WHAT TO DO Nara Park South of Noborioji Street 011-81-742-27-8036 The idyllic park area in the city’s northeast, where more than 1,000 tame – even affectionate – deer roam among landmark temples. Highlights include i-ji temple, a grand, wooden edifice that houses a 500-ton Buddha statue. Visitors must enter 30 minutes before closing. Admission $8; $2.60 for children.

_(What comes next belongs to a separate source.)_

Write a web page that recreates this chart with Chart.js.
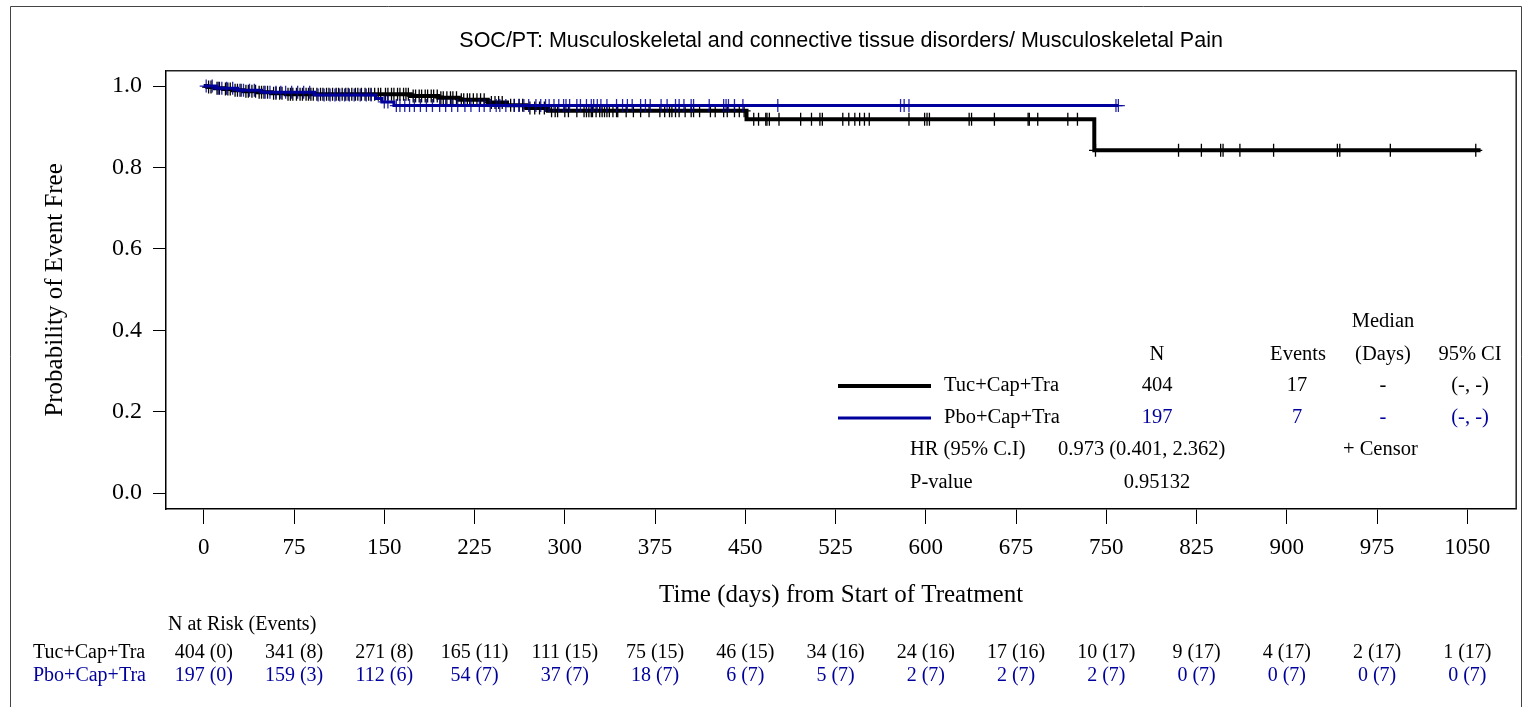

Ise Jingu Ujitachicho, Ise, Mie Prefecture 011-81-596-24-1111 isejingu.or.jp/en/index.html From Nara, leave at dawn to catch the various trains to this sprawling shrine complex often referred to as Japan’s Vatican. The shrines themselves are austere and hard to see from the pathways. Pick up a map at the Ise Tourist Information Center, located about a 10-minute walk from the Ise train station. Shrines are open from dawn to dusk, year-round. Free entry.
INFORMATION It is worth buying a Japan Rail Pass in advance to save time and money while traveling within the country. Visitors must book tickets from outside Japan at japan-railpass.com. Depending on duration of use, the current exchange rate and type of pass, prices range from $19 to $227.